Mismatch theory is a concept in evolutionary biology that refers to fluidity in fitness criteria.
The essence of mismatch theory is that organisms possess traits (including behavioral, emotional, and biological) that have been passed down through generations, preserved by natural selection because of their adaptive function in a given environment. However, the given environment of the evolutionary period can be quite unlike the current environment. Therefore, traits that were at one time adaptive in a certain environment, are now "mismatched" to the environment that the trait is currently present in. This can present a number of problems for the organism in question. One example is the taste of foods high in fat and sugar to humans. In Pleistocene environments, sugars and fats were relatively uncommon in the human diet. In the modern Western diet, however, foods with such properties are relatively easy to acquire. This can be problematic since an abundance of such foods combined with the human adaptation to prefer them can, and often does, contribute to obesity and chronic metabolic syndrome.

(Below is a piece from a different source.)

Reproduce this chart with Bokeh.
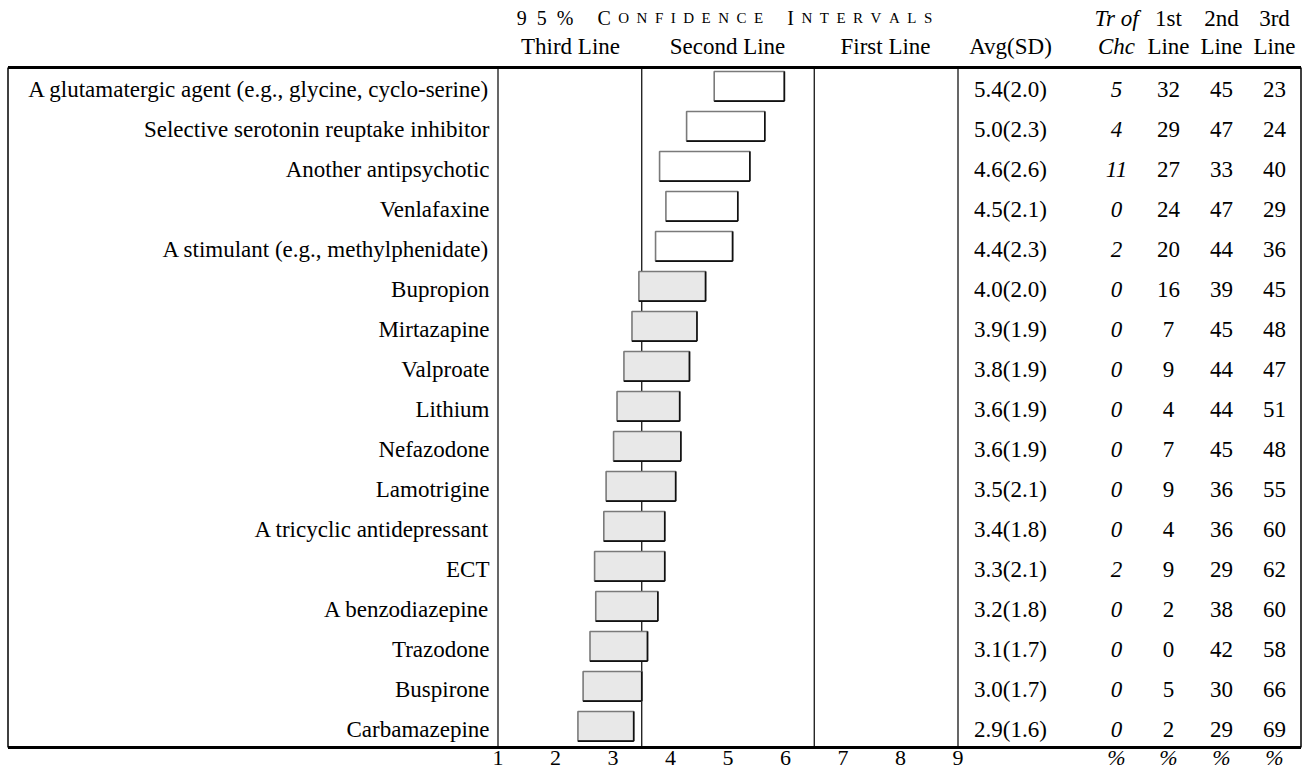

The role of evolutionary mismatch in disease has been explored by a group of researchers at Duke University. They theorize that mismatches inclusive of vitamin D deficiency attributed to lack of regular exposure to sunlight, chronic stress, and particularly the elimination of keystone species of organisms such as geohelminths from the human body are thought to play a part in the development autoimmune diseases. These diseases are rare in undeveloped countries where people live in conditions that more closely reflect humankind's biological experiences over millennia.